In another sign that capital markets are improving – and it’s not just tech companies that are benefiting – Dunkin’ Donuts went public today. According to the Wall Street Journal article, Dunkin’ Brands Group Inc., the parent company of Dunkin Donuts, priced its shares at $19 a share and raised $427.5 million. All of you who are Dunkin’ Donut fans, or are fans of their coffee which apparently now contributes over half of their sales, can now expect to see more Dunkin’ Donuts shops as the funds will be used to fuel expansion and pay down debt.

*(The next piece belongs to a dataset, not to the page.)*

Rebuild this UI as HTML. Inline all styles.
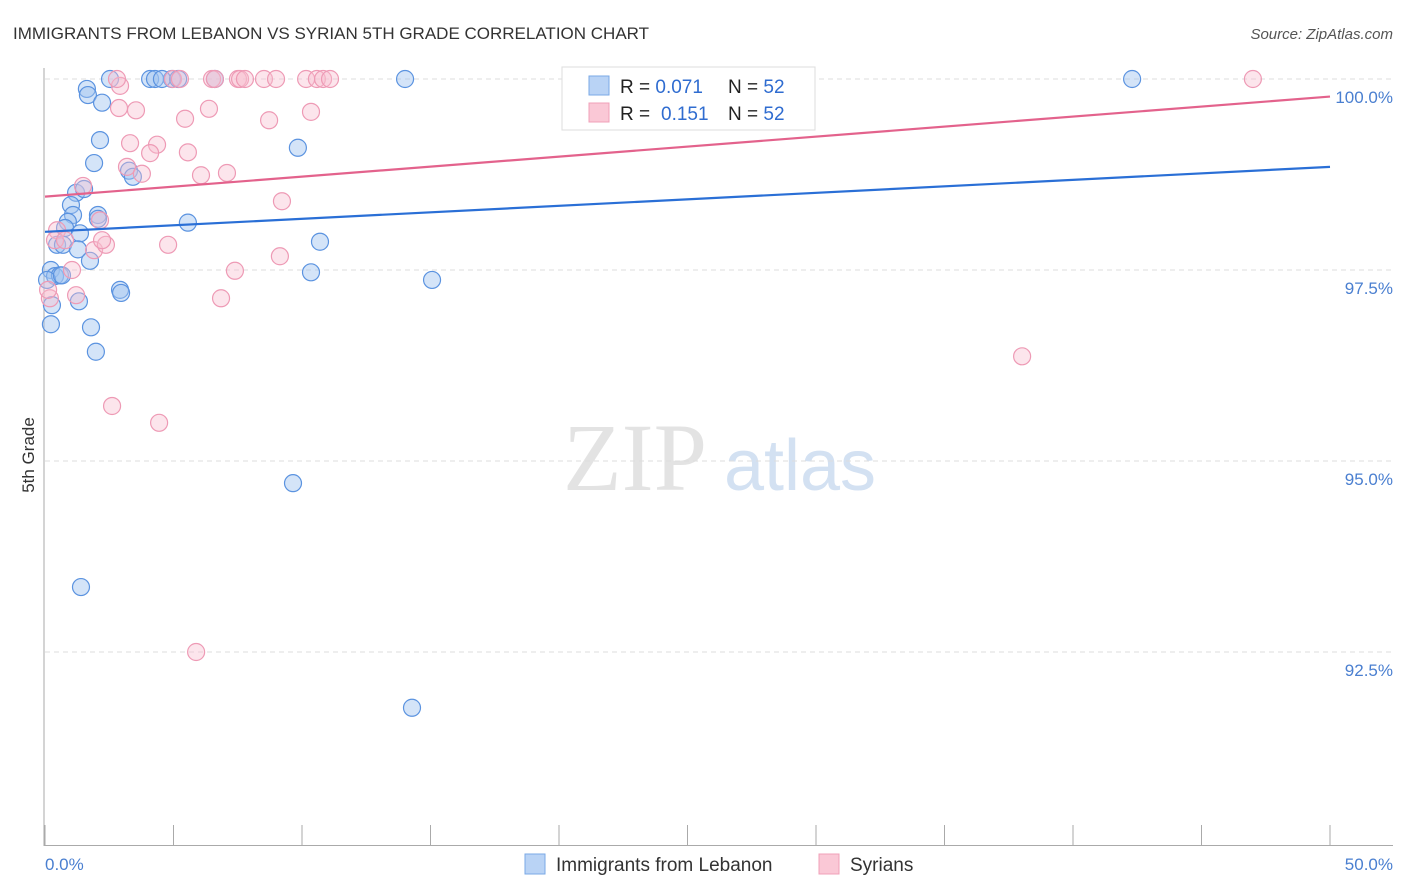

I’m also mentioning this IPO because, according to the WSJ article, Dunkin’ Brands is owned by private equity firms Bain Capital Partners LLC., Carlyle Group and Thomas H. Lee Partners, which bought it in 2006.” The article goes on to say, “They will maintain a controlling interest; about 20% of the shares outstanding are being floated.” This IPO gives the private equity firms who bought the company a liquidity event or an exit (or partial exit, in this case) in five years, well within the 5 – 7 year typical exit period. It is true that these particular private equity firms, as seems to be the case now and in the last several years with large private equity firms, took on large amounts of debt in order to obtain the cash to provide them with large dividend distributions in the early years after the acquisition finalized. So there has been one or more liquidity events already. However, to completely exit their equity ownership positions they’d either have to sell to another entity (another company or private equity firm) or take the company public. And private equity firms, like venture capitalists, always like having the option of an IPO, whether or not they use it, because it increases the options and raises the value.
Just another thought in my continuing focus on the increasing activity by equity investors.